Video
Alexander Galloway: “Heretical Computing”
ICA Miami welcomed computer programmer and media theorist Alexander Galloway to the Knight Foundation Art + Research Center for a free public lecture titled, “Heretical Computing.” This lecture was presented in conjunction with the Fall 2020 semester, “Recodings and Renewals.”
From Galloway: “To be heretical is to overstep the limits of held opinion and dogma. What would “heretical computing” be like? What is more digital than the digital? What is more analog than the analog? In this lecture, Alexander Galloway asks precisely these questions and goes to the outer limits of technics through forms of hypertrophic digitality and exotic analogicity, testing techniques of encryption, compression, entropy, indeterminacy, opacity, and generic science.”
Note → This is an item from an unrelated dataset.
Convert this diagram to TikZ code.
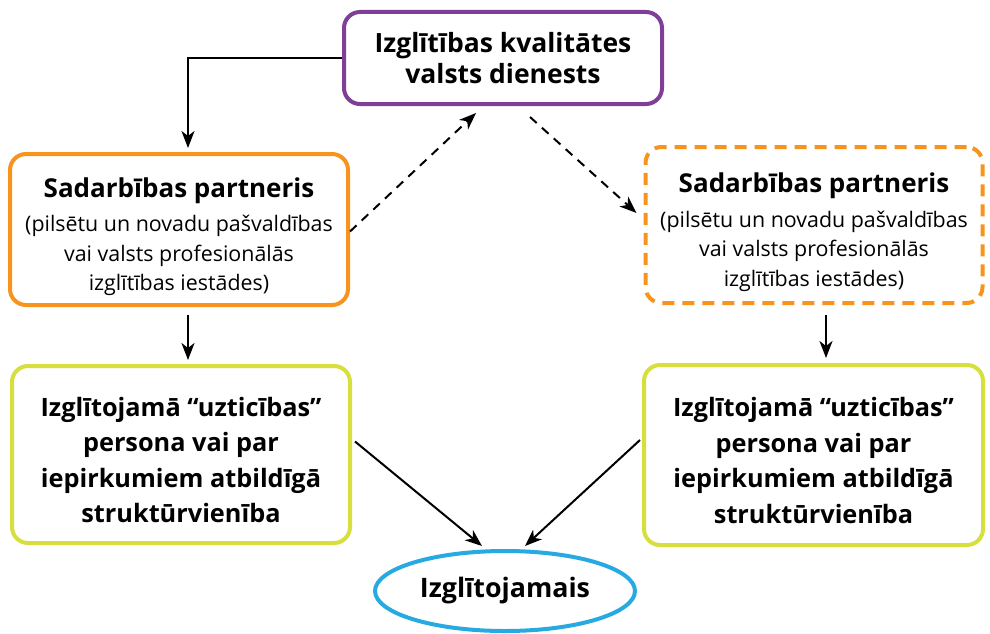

Alexander R. Galloway is a writer and computer programmer working on issues in philosophy, technology, and theories of mediation. Professor of Media, Culture, and Communication at New York University, he is the author of several books on digital media and critical theory, including The Interface Effect. His collaboration with Eugene Thacker and McKenzie Wark, Excommunication: Three Inquiries in Media and Mediation was published by the University of Chicago Press. With Jason E. Smith, Galloway co-translated the Tiqqun book Introduction to Civil War. For ten years he worked with RSG on Carnivore, Kriegspiel, and other software projects. Galloway’s last book was a monograph on the work of François Laruelle. He is currently finishing a new manuscript on the deep history of computation.